Sam Quinones is an American journalist from Los Angeles, California. He is best known for his reporting in Mexico and on Mexicans in the United States, and for his chronicling of the opioid crisisin America through his 2015 book Dreamland. He has been a reporter for 32 years. He is now a freelance journalist. Prior to that he was a reporter for the Los Angeles Times from 2004 to 2014.
He took his first journalism job in 1987 at the Orange County Register. The next year he moved to Stockton, California, where he spent four years working as a crime reporter for the Stockton Record. In 1992, he moved to Seattle, where he covered county government and politics for the Tacoma News-Tribune. He left for Mexico in 1994 where he worked as a freelance reporter. Quinones returned to the United States in 2004 to work for the Los Angeles Times, covering immigration-related stories and gangs. He wrote in November 2012 about efforts to rework the Mexican indigenous governance system known as usos y costumbres, which has become seen as disadvantaging migrants to the United States and pitting them against people who had remained in their villages. In 2013, he took a leave of absence from the paper to work on his book Dreamland about the opioid epidemic in America, focusing on abuse of prescription painkillers such as Oxycontin and the spread of Mexican black-tar heroin, primarily by men from the town of Xalisco, Nayarit. In 2014, Quinones left the Los Angeles Times to "return to freelancing, writing for National Geographic, Pacific Standard Magazine, the New York Times, the Los Angeles Magazine, and several other publications." In January 2017, Quinones was interviewed by Sally Wiggin from WTAE Pittsburgh. The two discussed his book Dreamland and the opioid epidemic Pennsylvania and other states are facing in the 21st century. Writing for the Los Angeles Times in January 2017, Quinones penned an op-ed piece titled, "The Truth is Immigrants have let us live like Princes." In the article, he writes about the positive economic impact of immigrant workers on the Southern Californian region of the United States.
Books
True Tales from Another Mexico: The Lynch Mob, the Popsicle Kings, Chalino and the Bronx is a collection of non-fiction stories of Mexico on the margins and a country in transition. Among the stories are tales of a colony of drag queens as they prepare for Mexico's oldest gay beauty contest; the Michoacan village where everyone has made a life making popsicles; the bare-knuckle neighborhood of Tepito; the story of Aristeo Prado, the last valiente of his wild and violent rancho in Michoacan; the story of Jesus Malverde, the narcosaint of Sinaloa; Oaxacan Indian basketball players holding onto tradition in Los Angeles; the story of a lynching in a small Hidalgo town; and the only biography ever written of Chalino Sanchez, the immigrant narcosinger gunned down after a show, who became a legend and probably the most influential musical figure to come out of Los Angeles in a generation.

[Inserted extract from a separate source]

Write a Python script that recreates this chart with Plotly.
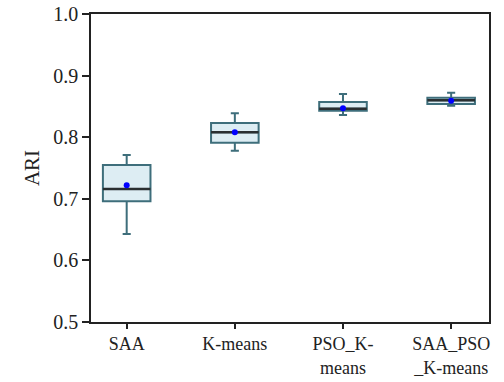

Antonio's Gun and Delfino's Dream: True Tales of Mexican Migration, is a collection of non-fiction stories about Mexican immigrants, and their lives on both sides of the border, based on his reporting in Mexico. Stories include the Henry Ford of Velvet Painting in El Paso/Juarez; how a rich and vital opera scene emerged in the babbling border city of Tijuana; the season of a high school soccer team in Garden City, Kansas; and finally, how drug-trafficking Mennonites in Chihuahua ran Quinones out of Mexico. Threading through the book are the stories of a young construction worker named Delfino Juarez, who first hitched his future to Mexico City then, when it failed him, he moved north to Los Angeles.
Dreamland: The True Tale of America's Opiate Epidemic is story of the evolving opioid epidemic in Mexico and the United States. Quinones describes the "explosion in heroin use and how one small Mexican town changed how heroin was produced and sold in America."
The Virgin of the American Dream: Guadalupe on the Walls of Los Angeles, Quinones first book of photojournalism, documents murals of the Virgin of Guadalupe on walls and buildings in Los Angeles. The murals are used to dissuade "tagging" of walls throughout Mexico.
Other professional activities
In 1998, he was selected as a recipient of the Alicia Patterson Fellowship, for a series of stories on impunity in Mexican villages. In 2008, he was awarded a Maria Moors Cabot prize, by Columbia University, for a career of excellence in covering Latin America. In 2011, he started a storytelling experiment, called "Tell Your True Tale" on his website. The site aims to encourage new writers to write their own stories. At last count it had more than 50 stories posted. In February 2012, Quinones started "True Tales: A Reporter's Blog" about “Los Angeles, Mexico, migrants, culture, drugs, neighborhoods, border, and good storytelling.” He has lectured a more than 50 universities across the United States. In 2012, he gave a lecture at the University of Arizona entitled “So Far from Mexico City, So Close to God: Stories of Mexican Immigrants" and of Mexico's Escape from History.”